• _THE PROBLEM_
Repeat the lines below exactly as they appear, but leave out the images.
-- Start of DATA EXTRACT --
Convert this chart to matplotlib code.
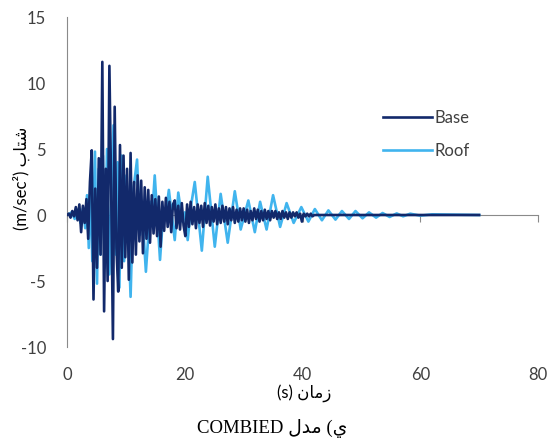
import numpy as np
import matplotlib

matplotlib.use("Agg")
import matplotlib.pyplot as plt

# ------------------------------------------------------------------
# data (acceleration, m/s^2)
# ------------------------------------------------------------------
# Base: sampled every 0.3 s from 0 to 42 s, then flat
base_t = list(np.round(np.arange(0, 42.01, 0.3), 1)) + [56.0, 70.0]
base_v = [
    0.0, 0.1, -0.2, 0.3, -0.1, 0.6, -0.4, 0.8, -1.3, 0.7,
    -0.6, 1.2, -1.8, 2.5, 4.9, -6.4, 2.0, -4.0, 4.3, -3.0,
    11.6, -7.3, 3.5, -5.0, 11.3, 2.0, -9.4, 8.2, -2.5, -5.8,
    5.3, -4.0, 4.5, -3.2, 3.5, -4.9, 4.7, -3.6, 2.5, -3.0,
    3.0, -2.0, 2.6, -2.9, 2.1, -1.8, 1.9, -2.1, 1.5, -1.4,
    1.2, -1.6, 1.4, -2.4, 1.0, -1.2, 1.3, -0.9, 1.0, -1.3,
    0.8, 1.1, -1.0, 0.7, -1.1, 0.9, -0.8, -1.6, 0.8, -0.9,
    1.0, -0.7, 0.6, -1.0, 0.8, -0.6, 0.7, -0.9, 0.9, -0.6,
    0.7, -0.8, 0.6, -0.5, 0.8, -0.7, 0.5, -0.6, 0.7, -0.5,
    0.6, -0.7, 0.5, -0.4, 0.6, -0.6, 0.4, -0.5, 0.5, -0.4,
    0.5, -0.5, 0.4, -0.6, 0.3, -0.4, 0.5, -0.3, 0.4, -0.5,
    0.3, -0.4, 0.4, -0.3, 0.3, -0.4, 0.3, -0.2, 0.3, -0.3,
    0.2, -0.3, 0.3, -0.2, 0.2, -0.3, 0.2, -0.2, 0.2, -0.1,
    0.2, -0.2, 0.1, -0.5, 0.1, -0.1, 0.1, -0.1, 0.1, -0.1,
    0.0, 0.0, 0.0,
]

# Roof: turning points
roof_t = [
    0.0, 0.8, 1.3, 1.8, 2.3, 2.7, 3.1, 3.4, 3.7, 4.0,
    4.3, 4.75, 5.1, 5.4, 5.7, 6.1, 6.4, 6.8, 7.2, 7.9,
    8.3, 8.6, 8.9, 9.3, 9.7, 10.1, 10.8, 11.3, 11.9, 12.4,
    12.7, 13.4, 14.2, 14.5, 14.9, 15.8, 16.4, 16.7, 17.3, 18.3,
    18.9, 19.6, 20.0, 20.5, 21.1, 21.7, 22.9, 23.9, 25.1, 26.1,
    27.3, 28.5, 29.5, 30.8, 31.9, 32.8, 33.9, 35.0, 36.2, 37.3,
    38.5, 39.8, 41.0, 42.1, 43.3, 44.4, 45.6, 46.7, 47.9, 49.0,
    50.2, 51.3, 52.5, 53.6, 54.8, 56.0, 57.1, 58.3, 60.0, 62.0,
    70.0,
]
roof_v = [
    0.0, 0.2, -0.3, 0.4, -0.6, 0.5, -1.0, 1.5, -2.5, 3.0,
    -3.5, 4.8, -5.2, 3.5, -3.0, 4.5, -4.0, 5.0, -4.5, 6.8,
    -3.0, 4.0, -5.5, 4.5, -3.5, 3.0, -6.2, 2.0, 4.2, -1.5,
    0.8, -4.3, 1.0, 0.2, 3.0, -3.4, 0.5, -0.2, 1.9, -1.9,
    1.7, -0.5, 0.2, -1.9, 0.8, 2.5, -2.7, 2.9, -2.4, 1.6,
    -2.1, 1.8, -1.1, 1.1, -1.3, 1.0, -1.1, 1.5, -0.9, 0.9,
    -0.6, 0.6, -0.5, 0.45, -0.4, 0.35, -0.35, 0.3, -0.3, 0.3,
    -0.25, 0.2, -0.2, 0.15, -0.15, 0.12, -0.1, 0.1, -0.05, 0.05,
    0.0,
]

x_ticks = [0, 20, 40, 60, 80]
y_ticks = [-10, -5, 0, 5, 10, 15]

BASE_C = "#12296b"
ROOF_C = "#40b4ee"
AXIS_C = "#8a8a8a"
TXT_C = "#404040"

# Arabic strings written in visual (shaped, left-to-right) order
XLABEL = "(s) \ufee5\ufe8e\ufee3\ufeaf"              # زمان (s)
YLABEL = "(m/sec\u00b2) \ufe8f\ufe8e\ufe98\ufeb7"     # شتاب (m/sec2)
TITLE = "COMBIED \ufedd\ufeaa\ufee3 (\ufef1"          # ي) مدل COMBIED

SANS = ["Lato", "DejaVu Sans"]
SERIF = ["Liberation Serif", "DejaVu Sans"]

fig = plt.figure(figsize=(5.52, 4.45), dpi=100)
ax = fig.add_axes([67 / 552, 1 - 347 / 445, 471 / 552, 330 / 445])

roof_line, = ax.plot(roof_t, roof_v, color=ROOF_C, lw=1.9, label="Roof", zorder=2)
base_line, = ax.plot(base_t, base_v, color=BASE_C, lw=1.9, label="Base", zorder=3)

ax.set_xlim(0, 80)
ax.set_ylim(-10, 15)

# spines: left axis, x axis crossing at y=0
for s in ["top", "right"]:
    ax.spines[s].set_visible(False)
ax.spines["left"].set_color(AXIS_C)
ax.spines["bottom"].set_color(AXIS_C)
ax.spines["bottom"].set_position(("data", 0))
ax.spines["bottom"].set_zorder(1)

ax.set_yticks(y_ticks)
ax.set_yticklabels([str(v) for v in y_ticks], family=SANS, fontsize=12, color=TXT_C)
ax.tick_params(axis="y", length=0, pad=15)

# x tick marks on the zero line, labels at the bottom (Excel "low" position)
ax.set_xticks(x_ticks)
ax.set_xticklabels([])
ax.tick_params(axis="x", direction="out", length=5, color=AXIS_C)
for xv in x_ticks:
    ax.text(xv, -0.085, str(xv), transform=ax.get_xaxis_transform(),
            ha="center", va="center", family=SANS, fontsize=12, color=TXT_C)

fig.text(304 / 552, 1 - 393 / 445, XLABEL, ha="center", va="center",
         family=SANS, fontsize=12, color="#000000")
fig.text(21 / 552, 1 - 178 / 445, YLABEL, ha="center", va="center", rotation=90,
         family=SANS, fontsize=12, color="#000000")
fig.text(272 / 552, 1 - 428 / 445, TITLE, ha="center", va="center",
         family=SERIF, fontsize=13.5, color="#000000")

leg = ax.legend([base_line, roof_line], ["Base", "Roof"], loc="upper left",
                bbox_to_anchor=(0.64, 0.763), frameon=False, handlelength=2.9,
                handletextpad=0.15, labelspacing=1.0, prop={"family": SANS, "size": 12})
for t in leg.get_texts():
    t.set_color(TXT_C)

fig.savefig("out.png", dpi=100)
-- End of DATA EXTRACT --
• _EXPECTED ANSWER_
Convert this chart to matplotlib code.
import numpy as np
import matplotlib

matplotlib.use("Agg")
import matplotlib.pyplot as plt

# ------------------------------------------------------------------
# data (acceleration, m/s^2)
# ------------------------------------------------------------------
# Base: sampled every 0.3 s from 0 to 42 s, then flat
base_t = list(np.round(np.arange(0, 42.01, 0.3), 1)) + [56.0, 70.0]
base_v = [
    0.0, 0.1, -0.2, 0.3, -0.1, 0.6, -0.4, 0.8, -1.3, 0.7,
    -0.6, 1.2, -1.8, 2.5, 4.9, -6.4, 2.0, -4.0, 4.3, -3.0,
    11.6, -7.3, 3.5, -5.0, 11.3, 2.0, -9.4, 8.2, -2.5, -5.8,
    5.3, -4.0, 4.5, -3.2, 3.5, -4.9, 4.7, -3.6, 2.5, -3.0,
    3.0, -2.0, 2.6, -2.9, 2.1, -1.8, 1.9, -2.1, 1.5, -1.4,
    1.2, -1.6, 1.4, -2.4, 1.0, -1.2, 1.3, -0.9, 1.0, -1.3,
    0.8, 1.1, -1.0, 0.7, -1.1, 0.9, -0.8, -1.6, 0.8, -0.9,
    1.0, -0.7, 0.6, -1.0, 0.8, -0.6, 0.7, -0.9, 0.9, -0.6,
    0.7, -0.8, 0.6, -0.5, 0.8, -0.7, 0.5, -0.6, 0.7, -0.5,
    0.6, -0.7, 0.5, -0.4, 0.6, -0.6, 0.4, -0.5, 0.5, -0.4,
    0.5, -0.5, 0.4, -0.6, 0.3, -0.4, 0.5, -0.3, 0.4, -0.5,
    0.3, -0.4, 0.4, -0.3, 0.3, -0.4, 0.3, -0.2, 0.3, -0.3,
    0.2, -0.3, 0.3, -0.2, 0.2, -0.3, 0.2, -0.2, 0.2, -0.1,
    0.2, -0.2, 0.1, -0.5, 0.1, -0.1, 0.1, -0.1, 0.1, -0.1,
    0.0, 0.0, 0.0,
]

# Roof: turning points
roof_t = [
    0.0, 0.8, 1.3, 1.8, 2.3, 2.7, 3.1, 3.4, 3.7, 4.0,
    4.3, 4.75, 5.1, 5.4, 5.7, 6.1, 6.4, 6.8, 7.2, 7.9,
    8.3, 8.6, 8.9, 9.3, 9.7, 10.1, 10.8, 11.3, 11.9, 12.4,
    12.7, 13.4, 14.2, 14.5, 14.9, 15.8, 16.4, 16.7, 17.3, 18.3,
    18.9, 19.6, 20.0, 20.5, 21.1, 21.7, 22.9, 23.9, 25.1, 26.1,
    27.3, 28.5, 29.5, 30.8, 31.9, 32.8, 33.9, 35.0, 36.2, 37.3,
    38.5, 39.8, 41.0, 42.1, 43.3, 44.4, 45.6, 46.7, 47.9, 49.0,
    50.2, 51.3, 52.5, 53.6, 54.8, 56.0, 57.1, 58.3, 60.0, 62.0,
    70.0,
]
roof_v = [
    0.0, 0.2, -0.3, 0.4, -0.6, 0.5, -1.0, 1.5, -2.5, 3.0,
    -3.5, 4.8, -5.2, 3.5, -3.0, 4.5, -4.0, 5.0, -4.5, 6.8,
    -3.0, 4.0, -5.5, 4.5, -3.5, 3.0, -6.2, 2.0, 4.2, -1.5,
    0.8, -4.3, 1.0, 0.2, 3.0, -3.4, 0.5, -0.2, 1.9, -1.9,
    1.7, -0.5, 0.2, -1.9, 0.8, 2.5, -2.7, 2.9, -2.4, 1.6,
    -2.1, 1.8, -1.1, 1.1, -1.3, 1.0, -1.1, 1.5, -0.9, 0.9,
    -0.6, 0.6, -0.5, 0.45, -0.4, 0.35, -0.35, 0.3, -0.3, 0.3,
    -0.25, 0.2, -0.2, 0.15, -0.15, 0.12, -0.1, 0.1, -0.05, 0.05,
    0.0,
]

x_ticks = [0, 20, 40, 60, 80]
y_ticks = [-10, -5, 0, 5, 10, 15]

BASE_C = "#12296b"
ROOF_C = "#40b4ee"
AXIS_C = "#8a8a8a"
TXT_C = "#404040"

# Arabic strings written in visual (shaped, left-to-right) order
XLABEL = "(s) \ufee5\ufe8e\ufee3\ufeaf"              # زمان (s)
YLABEL = "(m/sec\u00b2) \ufe8f\ufe8e\ufe98\ufeb7"     # شتاب (m/sec2)
TITLE = "COMBIED \ufedd\ufeaa\ufee3 (\ufef1"          # ي) مدل COMBIED

SANS = ["Lato", "DejaVu Sans"]
SERIF = ["Liberation Serif", "DejaVu Sans"]

fig = plt.figure(figsize=(5.52, 4.45), dpi=100)
ax = fig.add_axes([67 / 552, 1 - 347 / 445, 471 / 552, 330 / 445])

roof_line, = ax.plot(roof_t, roof_v, color=ROOF_C, lw=1.9, label="Roof", zorder=2)
base_line, = ax.plot(base_t, base_v, color=BASE_C, lw=1.9, label="Base", zorder=3)

ax.set_xlim(0, 80)
ax.set_ylim(-10, 15)

# spines: left axis, x axis crossing at y=0
for s in ["top", "right"]:
    ax.spines[s].set_visible(False)
ax.spines["left"].set_color(AXIS_C)
ax.spines["bottom"].set_color(AXIS_C)
ax.spines["bottom"].set_position(("data", 0))
ax.spines["bottom"].set_zorder(1)

ax.set_yticks(y_ticks)
ax.set_yticklabels([str(v) for v in y_ticks], family=SANS, fontsize=12, color=TXT_C)
ax.tick_params(axis="y", length=0, pad=15)

# x tick marks on the zero line, labels at the bottom (Excel "low" position)
ax.set_xticks(x_ticks)
ax.set_xticklabels([])
ax.tick_params(axis="x", direction="out", length=5, color=AXIS_C)
for xv in x_ticks:
    ax.text(xv, -0.085, str(xv), transform=ax.get_xaxis_transform(),
            ha="center", va="center", family=SANS, fontsize=12, color=TXT_C)

fig.text(304 / 552, 1 - 393 / 445, XLABEL, ha="center", va="center",
         family=SANS, fontsize=12, color="#000000")
fig.text(21 / 552, 1 - 178 / 445, YLABEL, ha="center", va="center", rotation=90,
         family=SANS, fontsize=12, color="#000000")
fig.text(272 / 552, 1 - 428 / 445, TITLE, ha="center", va="center",
         family=SERIF, fontsize=13.5, color="#000000")

leg = ax.legend([base_line, roof_line], ["Base", "Roof"], loc="upper left",
                bbox_to_anchor=(0.64, 0.763), frameon=False, handlelength=2.9,
                handletextpad=0.15, labelspacing=1.0, prop={"family": SANS, "size": 12})
for t in leg.get_texts():
    t.set_color(TXT_C)

fig.savefig("out.png", dpi=100)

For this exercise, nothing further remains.